School of Information leaders wanted to figure out how to make the transition easier for students coming from outside the U-M system. Program Director Barry Fishman said they also wanted to “grow the program’s socioeconomic diversity and expand the range of pathways to STEM fields like information science,” so they turned to WCC for input and potential collaboration.

“The BSI program is trying to be as friendly as possible to students coming from all backgrounds, and we are putting special effort into smoothing the path for a student looking to transfer to U-M from community college,” Fishman said.

In Fall 2016, Fishman and UMSI staff members Devon Keen and Katy Ross Peters went to WCC during an annual partnership conference the community college holds and asked how the schools could encourage more students to think about additional study at U-M. UMSI leaders felt more could be done to encourage student interest and support their success.

It was through those discussions that the idea of course sharing arose. WCC was not teaching Python, while U-M has several courses built around the program.

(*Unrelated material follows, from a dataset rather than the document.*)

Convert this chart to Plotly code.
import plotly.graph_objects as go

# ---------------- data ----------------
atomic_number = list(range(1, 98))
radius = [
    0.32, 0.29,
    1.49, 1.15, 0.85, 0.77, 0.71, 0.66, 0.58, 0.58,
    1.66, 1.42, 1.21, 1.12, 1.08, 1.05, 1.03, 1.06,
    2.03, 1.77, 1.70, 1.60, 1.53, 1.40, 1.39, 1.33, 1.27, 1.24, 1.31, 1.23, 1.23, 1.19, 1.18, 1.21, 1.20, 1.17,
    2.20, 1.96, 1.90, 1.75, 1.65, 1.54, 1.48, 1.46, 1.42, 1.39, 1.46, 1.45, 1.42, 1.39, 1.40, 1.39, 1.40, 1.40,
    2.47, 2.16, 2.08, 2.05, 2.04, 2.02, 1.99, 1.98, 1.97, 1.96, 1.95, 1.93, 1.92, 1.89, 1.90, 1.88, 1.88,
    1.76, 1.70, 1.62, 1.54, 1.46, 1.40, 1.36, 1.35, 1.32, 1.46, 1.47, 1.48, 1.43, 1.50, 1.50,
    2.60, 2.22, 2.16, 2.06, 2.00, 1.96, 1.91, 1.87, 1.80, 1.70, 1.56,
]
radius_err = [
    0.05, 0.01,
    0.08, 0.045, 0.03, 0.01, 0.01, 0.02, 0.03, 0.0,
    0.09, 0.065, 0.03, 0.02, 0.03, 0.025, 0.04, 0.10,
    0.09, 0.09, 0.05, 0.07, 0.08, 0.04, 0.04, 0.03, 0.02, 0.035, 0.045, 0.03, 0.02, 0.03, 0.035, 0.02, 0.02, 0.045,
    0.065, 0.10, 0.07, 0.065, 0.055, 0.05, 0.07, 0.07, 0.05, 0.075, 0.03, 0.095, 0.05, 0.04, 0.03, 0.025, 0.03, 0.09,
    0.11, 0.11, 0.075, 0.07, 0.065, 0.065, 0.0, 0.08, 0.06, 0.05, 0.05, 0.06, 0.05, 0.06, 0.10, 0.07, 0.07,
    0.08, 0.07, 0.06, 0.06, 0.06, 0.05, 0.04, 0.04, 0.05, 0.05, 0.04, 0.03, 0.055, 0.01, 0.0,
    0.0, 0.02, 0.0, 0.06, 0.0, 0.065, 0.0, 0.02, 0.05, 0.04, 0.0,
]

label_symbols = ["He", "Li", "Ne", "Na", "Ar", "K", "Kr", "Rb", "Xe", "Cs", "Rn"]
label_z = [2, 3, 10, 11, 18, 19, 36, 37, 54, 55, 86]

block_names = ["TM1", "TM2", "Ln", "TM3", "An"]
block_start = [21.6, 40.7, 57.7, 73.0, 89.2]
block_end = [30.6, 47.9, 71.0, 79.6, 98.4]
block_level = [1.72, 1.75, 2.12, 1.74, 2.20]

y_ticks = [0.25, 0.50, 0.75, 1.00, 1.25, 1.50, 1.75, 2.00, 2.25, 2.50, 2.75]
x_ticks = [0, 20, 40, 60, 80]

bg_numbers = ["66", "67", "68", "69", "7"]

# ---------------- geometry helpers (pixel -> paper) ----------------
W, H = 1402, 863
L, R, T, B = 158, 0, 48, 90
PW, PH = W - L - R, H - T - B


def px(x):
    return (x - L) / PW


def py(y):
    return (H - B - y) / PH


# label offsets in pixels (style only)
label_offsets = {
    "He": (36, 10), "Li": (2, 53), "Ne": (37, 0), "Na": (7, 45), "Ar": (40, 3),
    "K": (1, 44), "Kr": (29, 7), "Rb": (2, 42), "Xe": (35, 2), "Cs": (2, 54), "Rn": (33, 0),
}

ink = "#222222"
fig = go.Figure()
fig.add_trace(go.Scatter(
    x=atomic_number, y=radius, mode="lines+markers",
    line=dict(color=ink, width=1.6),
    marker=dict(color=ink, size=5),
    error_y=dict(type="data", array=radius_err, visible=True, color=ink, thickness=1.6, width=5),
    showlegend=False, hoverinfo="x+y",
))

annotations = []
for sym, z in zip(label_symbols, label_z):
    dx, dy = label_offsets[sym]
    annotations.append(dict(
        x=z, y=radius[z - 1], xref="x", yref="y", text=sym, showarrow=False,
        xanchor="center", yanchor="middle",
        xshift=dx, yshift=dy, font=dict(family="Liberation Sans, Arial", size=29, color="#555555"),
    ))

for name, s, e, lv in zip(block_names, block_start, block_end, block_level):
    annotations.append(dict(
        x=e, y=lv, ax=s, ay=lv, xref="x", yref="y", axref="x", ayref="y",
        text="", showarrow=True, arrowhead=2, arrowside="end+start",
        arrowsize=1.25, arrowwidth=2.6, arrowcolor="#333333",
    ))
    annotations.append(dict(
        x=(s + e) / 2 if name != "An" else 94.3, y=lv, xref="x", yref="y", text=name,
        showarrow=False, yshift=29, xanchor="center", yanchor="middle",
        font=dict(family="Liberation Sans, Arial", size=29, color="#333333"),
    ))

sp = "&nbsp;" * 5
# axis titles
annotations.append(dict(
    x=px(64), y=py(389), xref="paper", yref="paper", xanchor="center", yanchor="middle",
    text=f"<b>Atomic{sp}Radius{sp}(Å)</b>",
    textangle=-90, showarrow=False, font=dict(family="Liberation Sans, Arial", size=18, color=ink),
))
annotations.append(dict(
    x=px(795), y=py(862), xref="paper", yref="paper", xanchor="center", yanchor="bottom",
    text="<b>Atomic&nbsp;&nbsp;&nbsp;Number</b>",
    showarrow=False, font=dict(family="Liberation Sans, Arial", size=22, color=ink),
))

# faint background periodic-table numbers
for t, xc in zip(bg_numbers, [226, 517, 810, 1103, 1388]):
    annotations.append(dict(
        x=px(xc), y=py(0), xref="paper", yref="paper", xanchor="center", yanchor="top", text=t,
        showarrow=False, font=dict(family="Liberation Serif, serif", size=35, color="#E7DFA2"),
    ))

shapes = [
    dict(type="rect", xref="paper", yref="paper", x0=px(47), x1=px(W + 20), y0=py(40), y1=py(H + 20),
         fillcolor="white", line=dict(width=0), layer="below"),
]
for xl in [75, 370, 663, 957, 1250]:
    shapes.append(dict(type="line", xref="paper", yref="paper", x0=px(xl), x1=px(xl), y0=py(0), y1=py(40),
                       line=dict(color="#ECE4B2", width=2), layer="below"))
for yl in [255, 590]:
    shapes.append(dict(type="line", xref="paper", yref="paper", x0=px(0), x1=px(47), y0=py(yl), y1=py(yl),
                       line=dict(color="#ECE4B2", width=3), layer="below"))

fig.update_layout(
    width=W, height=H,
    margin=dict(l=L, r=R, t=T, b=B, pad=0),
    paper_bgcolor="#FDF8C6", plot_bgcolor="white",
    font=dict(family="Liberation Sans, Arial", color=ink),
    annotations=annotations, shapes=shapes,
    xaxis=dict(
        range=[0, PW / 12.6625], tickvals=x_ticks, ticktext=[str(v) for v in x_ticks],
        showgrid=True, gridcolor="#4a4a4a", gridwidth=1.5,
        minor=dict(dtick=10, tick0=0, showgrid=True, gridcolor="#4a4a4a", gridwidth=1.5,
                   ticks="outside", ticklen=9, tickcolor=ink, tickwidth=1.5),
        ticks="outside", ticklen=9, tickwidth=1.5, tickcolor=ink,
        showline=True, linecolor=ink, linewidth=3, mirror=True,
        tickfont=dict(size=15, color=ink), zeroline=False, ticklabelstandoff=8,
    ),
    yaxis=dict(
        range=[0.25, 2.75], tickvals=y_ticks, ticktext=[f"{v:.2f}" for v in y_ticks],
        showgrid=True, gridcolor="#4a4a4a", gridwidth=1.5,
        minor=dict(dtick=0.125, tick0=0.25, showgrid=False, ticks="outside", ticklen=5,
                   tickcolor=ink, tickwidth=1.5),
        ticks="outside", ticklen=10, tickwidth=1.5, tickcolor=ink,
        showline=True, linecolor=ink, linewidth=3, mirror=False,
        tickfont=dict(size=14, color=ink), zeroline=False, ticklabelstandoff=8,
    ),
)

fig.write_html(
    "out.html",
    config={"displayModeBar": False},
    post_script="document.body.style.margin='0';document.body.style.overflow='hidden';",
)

“Most community colleges don’t have an introductory Python course, and we think ours is a particularly good one,” Fishman said. “We realized it was possible to make course materials available to WCC, and they were interested in doing a pilot run with us to see what challenges there are in sharing a course.”

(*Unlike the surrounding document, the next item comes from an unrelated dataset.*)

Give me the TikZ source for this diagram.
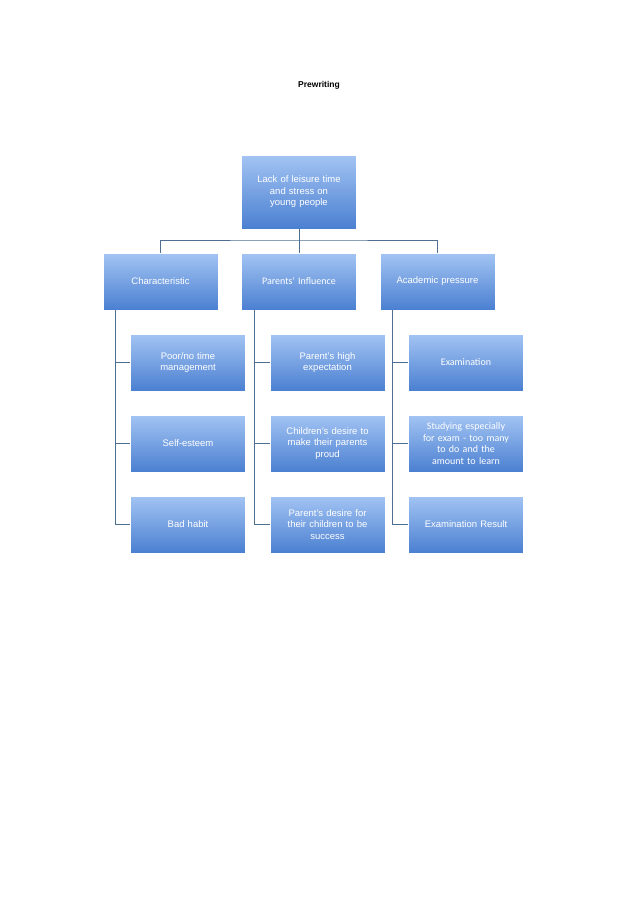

The highly interactive course, created by U-M professor and associate dean for research and faculty affairs Paul Resnick, uses an open-source online textbook, complete with interactive exercises for students to practice programing. The book has embedded multiple-choice questions, samples of code that are mixed up for students to rearrange into proper order, and exercises that allow them to create and run code.

Some lecture material can be delivered through online videos, and the use of a course management system allows for interactive discussions and activities around the content. U-M uses the course management system Canvas but WCC was able to integrate it with its Blackboard system.

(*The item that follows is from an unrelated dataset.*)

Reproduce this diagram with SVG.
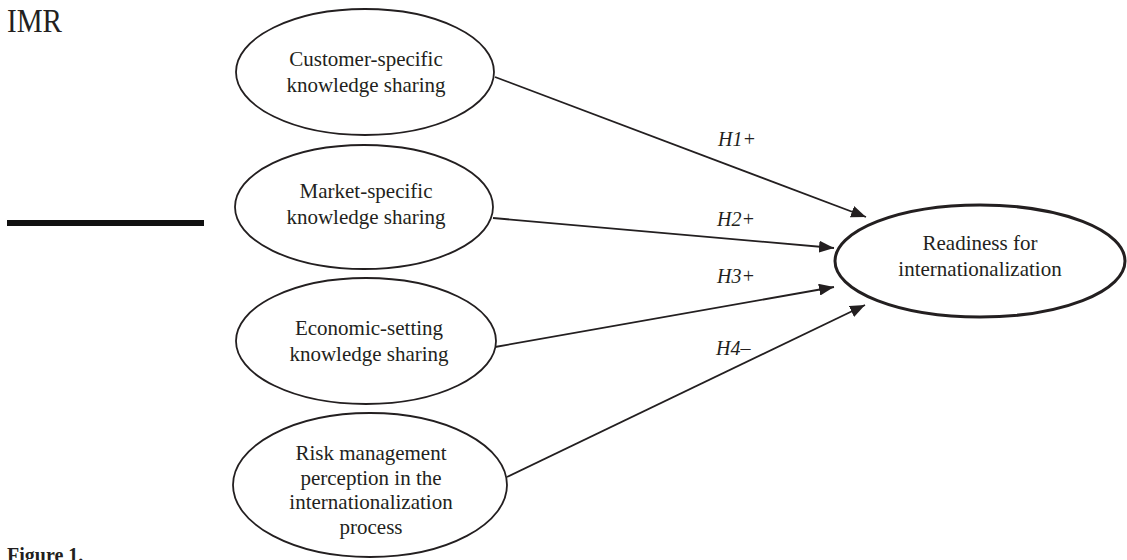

The beauty behind open-source sharing, Resnick said, is that instructors at WCC can pick and choose the elements that work best for them.

“We’ve seen the power of sharing of open-source, not just for software but for other content,” he said.

“Python is increasingly being used in many places. It’s easy to get started with, it’s a real programing language and it’s easier than other languages,” Resnick said. “WCC has been interested in moving toward Python and they wanted to experiment with us.”

Susan Dentel, a WCC faculty member in the Life Sciences Department, believes exposure to Python will give the students in a new STEM program a leg up.

“Having this experience will put them in a good position for the job market and for future research,” Dentel said.

She is the co-principal investigator on a Louis Stokes Alliances for Minority Participation grant from the National Science Foundation to encourage more underrepresented minority students to choose STEM careers. The grant that includes U-M, Michigan State University, Wayne State University and Western Michigan University will bring students together for the first time this summer in a cohort that will go through a two-year program at WCC together.

She also administers another program that serves economically disadvantaged students and believes participants in both programs could benefit from learning Python. Dentel said with the addition of the new course, there is the potential of adding an information science track to the WCC program.

Articulation agreements and other less formal collaborative efforts to help students to transition from community college to four-year institution are not new. But the sharing of course resources in this fashion is unique and could serve as a model for other programs, the leaders said.

The debut course, CPS 141: Introduction to Programming, is being offered during the Winter 2018 semester and is nearly at capacity, Galea said.

In addition to the new course, UMSI has developed a range of other opportunities for community college students to become familiar with the field of information science, such as a Community College Summer Institute designed to bring students to the U-M campus to meet with UMSI faculty and staff.